La obsesión con Hitler y la desnazificación provocó los dos errores por los que Bremer pasará a la historia. El primero, la disolución del Ejército y los servicios de espionaje iraquíes. El virrey se defendió luego argumentando que el Ejército estaba desmovilizado y no existía ya en la práctica; en realidad, prefirió no saber que la desmovilización había sido fomentada, y en ciertos casos negociada, por agentes de la CIA durante la invasión, y que la misma CIA estaba intentando que los militares volvieran a los cuarteles, en el momento en que éstos fueron despedidos. Con un solo gesto, Bremer envió a las filas de la insurgencia a miles de soldados y espías.

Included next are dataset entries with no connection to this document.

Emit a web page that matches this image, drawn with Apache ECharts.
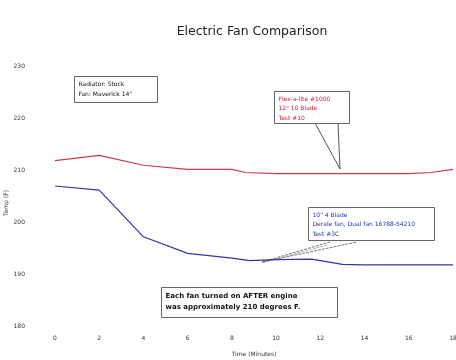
<!DOCTYPE html>
<html><head><meta charset="utf-8">
<script src="https://cdn.jsdelivr.net/npm/echarts@6/dist/echarts.min.js"></script>
<style>html,body{margin:0;padding:0;background:#fff}#c{width:456px;height:360px}</style>
</head><body><div id="c"></div>
<script>
var title = 'Electric Fan Comparison';
var xTitle = 'Time (Minutes)';
var yTitle = 'Temp (F)';
var xTicks = [0, 2, 4, 6, 8, 10, 12, 14, 16, 18];
var yTicks = [180, 190, 200, 210, 220, 230];
var redMinutes = [0, 2, 4, 6, 8, 8.6, 10, 12, 14, 16, 17, 18];
var redTemps   = [211.9, 212.9, 211.0, 210.2, 210.2, 209.6, 209.4, 209.4, 209.4, 209.4, 209.6, 210.2];
var blueMinutes = [0, 2, 4, 6, 8, 8.8, 10, 11.6, 13, 14, 16, 18];
var blueTemps   = [207.0, 206.2, 197.2, 194.0, 193.1, 192.6, 192.8, 192.9, 191.9, 191.8, 191.8, 191.8];
var noteStock = ['Radiator: Stock', 'Fan: Maverick 14"'];
var noteRed = ['Flex-a-lite #1000', '12" 10 Blade', 'Test #10'];
var noteBlue = ['10" 4 Blade', 'Derale fan, Dual fan 16788-54210', 'Test #3C'];
var noteBottom = ['Each fan turned on AFTER engine', 'was approximately 210 degrees F.'];

function pairs(xs, ys) { return xs.map(function (x, i) { return [x, ys[i]]; }); }

var chart = echarts.init(document.getElementById('c'));
var F = 'DejaVu Sans';
function box(x, y, w, h, lines, color, bold, fs, lh) {
  return {
    type: 'group', left: x, top: y,
    children: [
      { type: 'rect', shape: { x: 0, y: 0, width: w, height: h }, style: { fill: '#fff', stroke: '#666', lineWidth: 1 } },
      { type: 'text', x: 4, y: 3, style: { text: lines.join('\n'), fill: color, font: (bold ? 'bold ' : '') + fs + 'px ' + F, lineHeight: lh } }
    ]
  };
}
chart.setOption({
  animation: false,
  backgroundColor: '#fff',
  title: { text: title, left: 247, top: 20, textAlign: 'center', textStyle: { fontFamily: F, fontSize: 12.5, fontWeight: 'normal', color: '#222' } },
  grid: { left: 55, right: 3, top: 66.7, bottom: 34, containLabel: false, outerBoundsMode: 'none' },
  xAxis: {
    type: 'value', min: 0, max: 18, interval: 2,
    name: xTitle, nameLocation: 'middle', nameGap: 25,
    nameTextStyle: { fontFamily: F, fontSize: 6, color: '#333' },
    axisLine: { show: false }, axisTick: { show: false }, splitLine: { show: false },
    axisLabel: { fontFamily: F, fontSize: 6, color: '#333', margin: 9, hideOverlap: false }
  },
  yAxis: {
    type: 'value', min: 180, max: 230, interval: 10,
    axisLine: { show: false }, axisTick: { show: false }, splitLine: { show: false },
    axisLabel: { fontFamily: F, fontSize: 6, color: '#333', margin: 30 }
  },
  series: [
    { type: 'line', data: pairs(redMinutes, redTemps), symbol: 'none', lineStyle: { color: '#d03848', width: 1.2 } },
    { type: 'line', data: pairs(blueMinutes, blueTemps), symbol: 'none', lineStyle: { color: '#3333aa', width: 1.2 } }
  ],
  graphic: [
    { type: 'text', x: 6, y: 203, rotation: Math.PI / 2, style: { text: yTitle, font: '6px ' + F, fill: '#333', textAlign: 'center', textVerticalAlign: 'middle' } },
    { type: 'polyline', shape: { points: [[315, 123], [340, 169], [338, 123]] }, style: { stroke: '#555', fill: '#fff', lineWidth: 1 } },
    box(74, 76, 83, 26, noteStock, '#111', false, 6, 10),
    box(274, 91, 75, 32, noteRed, '#dd1133', false, 6, 9.5),
    { type: 'polyline', shape: { points: [[330, 242], [262, 262], [357, 242]] }, style: { stroke: '#555', fill: 'none', lineWidth: 0.8, lineDash: [3, 1] } },
    { type: 'polyline', shape: { points: [[327, 245], [262, 263]] }, style: { stroke: '#777', fill: 'none', lineWidth: 0.6, lineDash: [3, 1] } },
    box(308, 207, 126, 33, noteBlue, '#2233bb', false, 6, 9.5),
    box(161, 287, 176, 30, noteBottom, '#111', true, 7, 11)
  ]
});
</script></body></html>
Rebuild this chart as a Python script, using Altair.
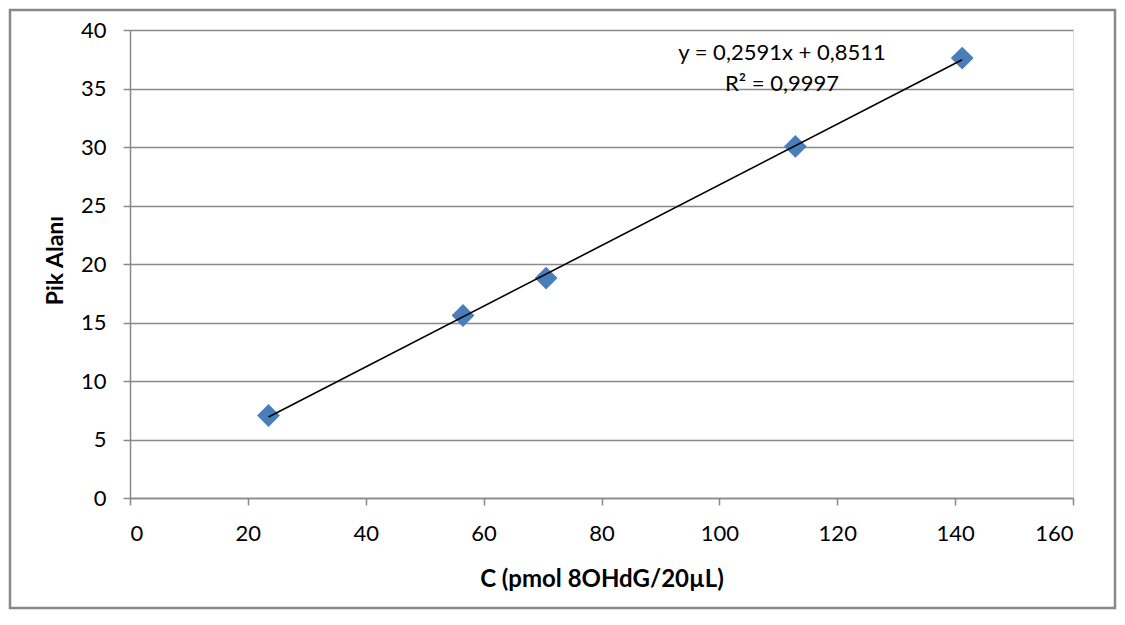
import altair as alt
import pandas as pd

# Data
conc = [23.5, 56.5, 70.6, 112.9, 141.2]          # C (pmol 8OHdG/20µL)
area = [7.05, 15.6, 18.8, 30.05, 37.6]           # Pik Alanı
eq_lines = ["y = 0,2591x + 0,8511", "R² = 0,9997"]
x_ticks = [0, 20, 40, 60, 80, 100, 120, 140, 160]
y_ticks = [0, 5, 10, 15, 20, 25, 30, 35, 40]
x_title = "C (pmol 8OHdG/20µL)"
y_title = "Pik Alanı"

df = pd.DataFrame({"C": conc, "A": area})

W, H = 943, 468
FONT = "Lato"
GRAY = "#898989"

x_enc = alt.X(
    "C:Q",
    scale=alt.Scale(domain=[0, 160], nice=False, zero=True),
    axis=alt.Axis(
        values=x_ticks, title=x_title, grid=False,
        labelFont=FONT, labelFontSize=22, labelColor="black",
        labelPadding=18, tickSize=7, tickColor=GRAY, domainColor=GRAY,
        tickWidth=1.5, domainWidth=1.5,
        titleFont=FONT, titleFontSize=24, titleFontWeight="bold", titleColor="black",
        titleX=W / 2, titleY=81, titleBaseline="middle", titleAlign="center",
    ),
)
y_enc = alt.Y(
    "A:Q",
    scale=alt.Scale(domain=[0, 40], nice=False),
    axis=alt.Axis(
        values=y_ticks, title=y_title, grid=True, gridColor=GRAY, gridWidth=1.5,
        labelFont=FONT, labelFontSize=22, labelColor="black",
        labelPadding=17, tickSize=7, tickColor=GRAY, domainColor=GRAY,
        tickWidth=1.5, domainWidth=1.5,
        titleFont=FONT, titleFontSize=23, titleFontWeight="bold", titleColor="black",
        titleX=-75, titleY=H / 2 - 4, titleAngle=270, titleBaseline="middle", titleAlign="center",
    ),
)

base = alt.Chart(df)

points = base.mark_point(
    shape="diamond", filled=True, size=520, color="#4a7ebb", opacity=1
).encode(x=x_enc, y=y_enc)

trend = base.transform_regression("C", "A").mark_line(
    color="black", strokeWidth=1.6
).encode(x="C:Q", y="A:Q")

eq1 = alt.Chart(pd.DataFrame({"t": [eq_lines[0]]})).mark_text(
    font=FONT, fontSize=22, color="black", align="center", baseline="middle"
).encode(x=alt.value(652), y=alt.value(23), text="t:N")

eq2 = alt.Chart(pd.DataFrame({"t": [eq_lines[1]]})).mark_text(
    font=FONT, fontSize=22, color="black", align="center", baseline="middle"
).encode(x=alt.value(652), y=alt.value(54), text="t:N")

frame = alt.Chart(pd.DataFrame({"frame": [1]})).mark_rect(
    fill=None, stroke=GRAY, strokeWidth=2.5
).encode(
    x=alt.value(-120), x2=alt.value(985), y=alt.value(-20), y2=alt.value(578)
)

chart = alt.layer(frame, points, trend, eq1, eq2).properties(
    width=W, height=H,
    autosize=alt.AutoSizeParams(type="none"),
    padding={"left": 122, "top": 22, "right": 44, "bottom": 112},
).configure_view(stroke=None).configure(background="white")

chart.save("out.html", embed_options={"renderer": "svg", "actions": False})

El segundo error colosal fue el despido de los funcionarios miembros del Baaz. De un plumazo -la firma de Bremer era ley suprema-, las escuelas, los ministerios y las empresas públicas quedaron vacías.

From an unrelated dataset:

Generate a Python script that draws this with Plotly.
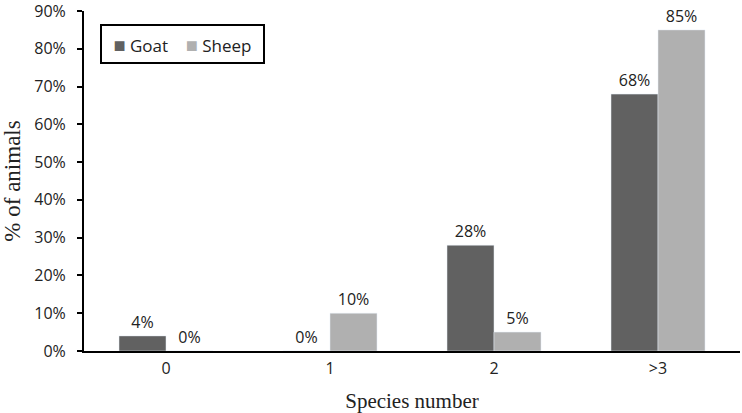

La gestión de la economía también supuso un desastre. Bremer no contó con que las exportaciones seguían afectadas por el programa Petróleo por Alimentos, controlado por la ONU, ni con que las leyes internacionales prohíben a toda potencia ocupante la enajenación de bienes del país ocupado. Cualquier privatización impulsada por Bremer era ilegal. La administración de los fondos para la reconstrucción, entre ellos 12.000 millones de dólares en efectivo, fue otro fracaso. Unos 9.000 millones, según el inspector especial para Irak, Stuart Bowen, se esfumaron de forma fraudulenta. "No hay que preocuparse por esos 9.000 millones", explicó Bremer a su vuelta, "en realidad eran dinero iraquí".
Lewis Paul Bremer regresó a EE UU el 28 de junio de 2004. Actualmente posee varias empresas de seguridad y da conferencias sobre su experiencia iraquí.